Book Review:- “Urban Beekeeping”, subtitle “The City as a Hive” by Cormac Farrell, published by Exile Publishing, price $59.99. Reviewed by Tony Orman
The author Cormac Farrell is an environmental scientist and beekeeper for the Australian parliament, managing several apiaries and orchards throughout Canberra. His dual roles of environmental scientist and beekeeper gel together neatly as bees vital to the larger ecosystem are under threat.
The author writes “The one thing that all bee species are dependent on is abundant flowers that are free from pesticides.” To be a successful beekeeper this has to paramount in the thinking.
“One of the central conceits that beekeeping explodes is the idea that mankind is somehow superior to the other creatures on this planet, that other creatures are expendable in our quest for development, profit, life in general—we are the expendable ones, and it is plants and their pollinators, soil microbes and detritivores that are really the critical part of life on Earth.”
Cormac Farrell express the wish that his book should be a part instruction manual for urban beekeepers and part manual for city planners, governments and citizens in creating a more sustainable way of life. He succeeds admirably as he takes the reader through the process of creating a thriving urban hive. He adeptly covers topics such as the various bee species (did you know there is over 20,000 bee species world wide?), setting up an apiary, planting to feed your bees, diseases such as varroa, different hives ands how best to utilise them and building a relationship to your bees and managing the hive.

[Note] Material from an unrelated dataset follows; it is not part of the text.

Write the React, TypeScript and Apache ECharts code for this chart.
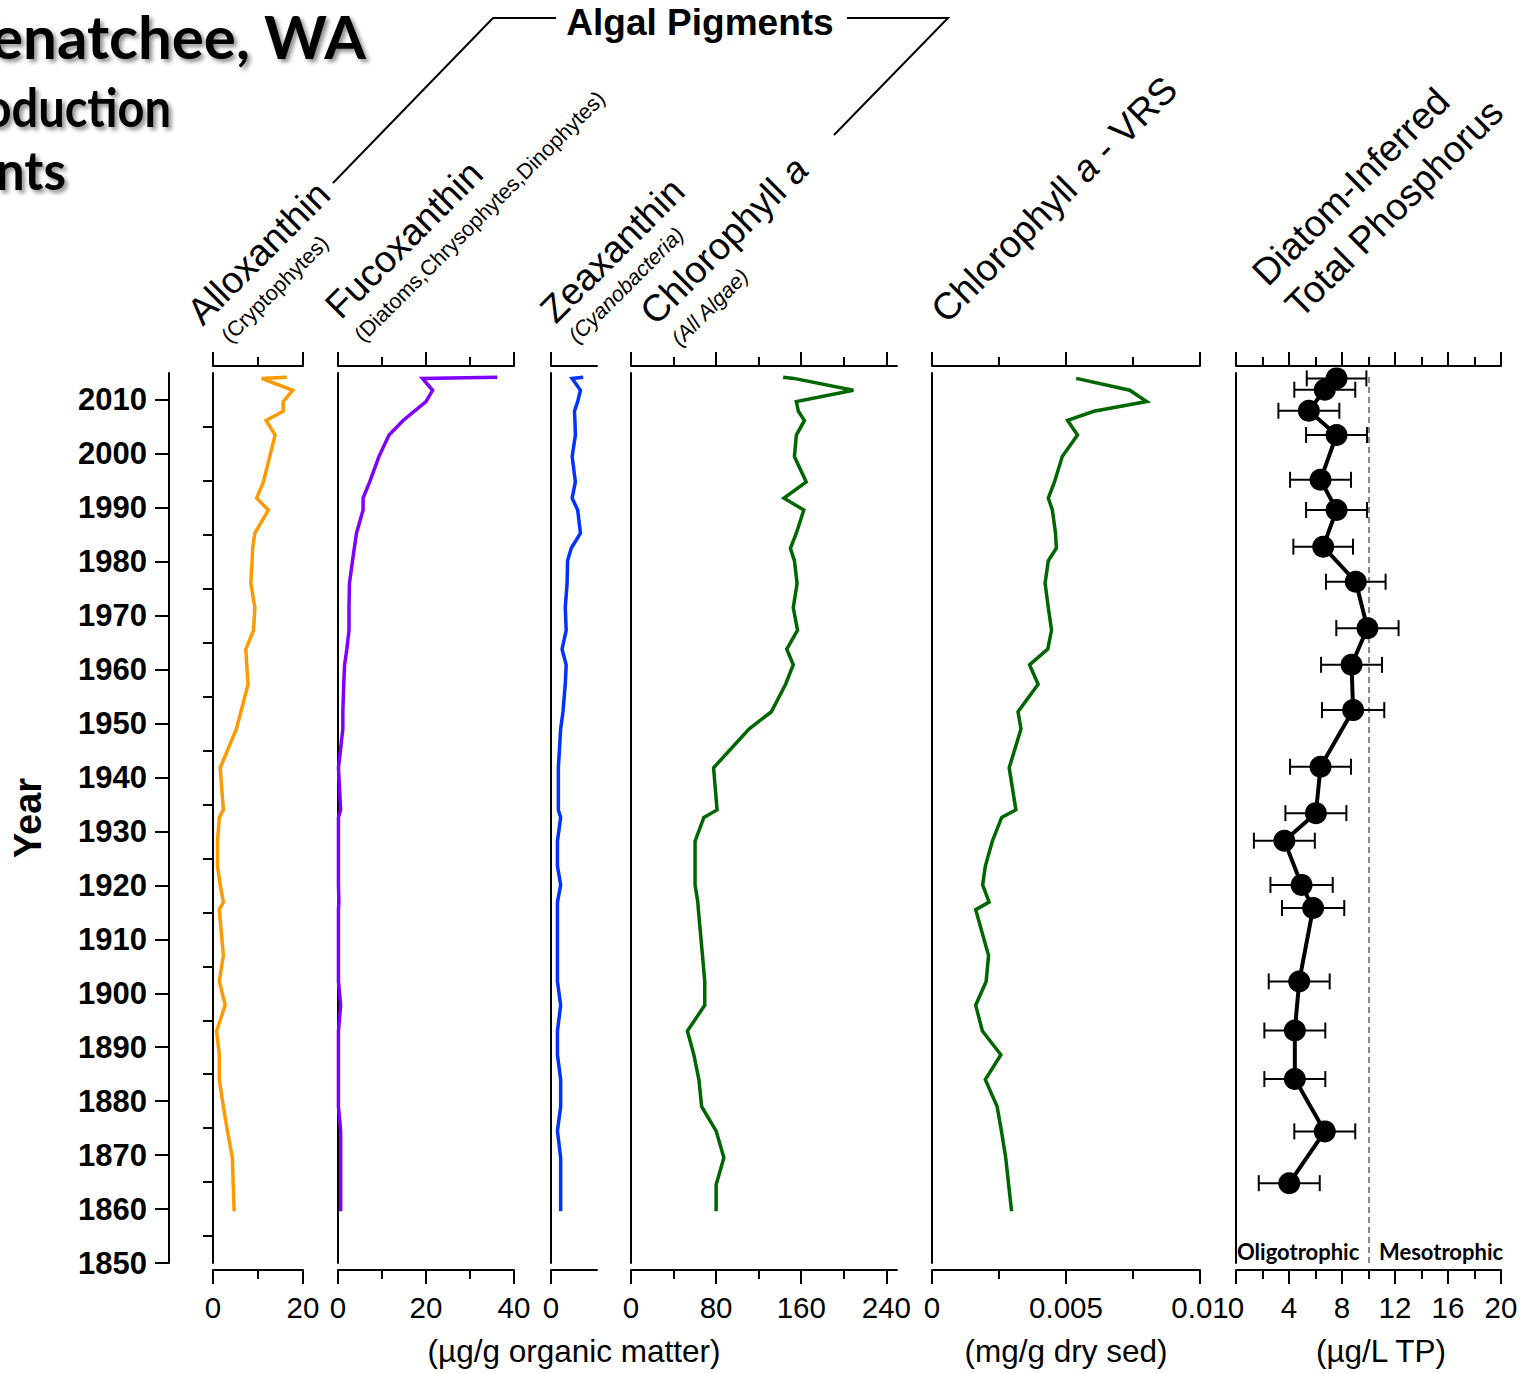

Honeybees are just one of the estimated 20,000 bee species that inhabit the planet.
Yes it is a manual for beekeepers and gardeners but it’s also a heart felt plea to modifying the concept of cities and towns to embrace more of the natural word, especially bees.
It’s an absorbing read whether you want to get into beekeeping or care about the environment and the functioning of the natural world.
Albert Einstein is supposed to have said – “If the bee disappears from the surface of the Earth, man would have no more than four years left to live.” Bees are vital.
Without bees, humans couldn’t survive. According to WWF, out of three mouthfuls of food we eat, one relies on bees’ busy work. It sounds lie an interesting book with a very valid message.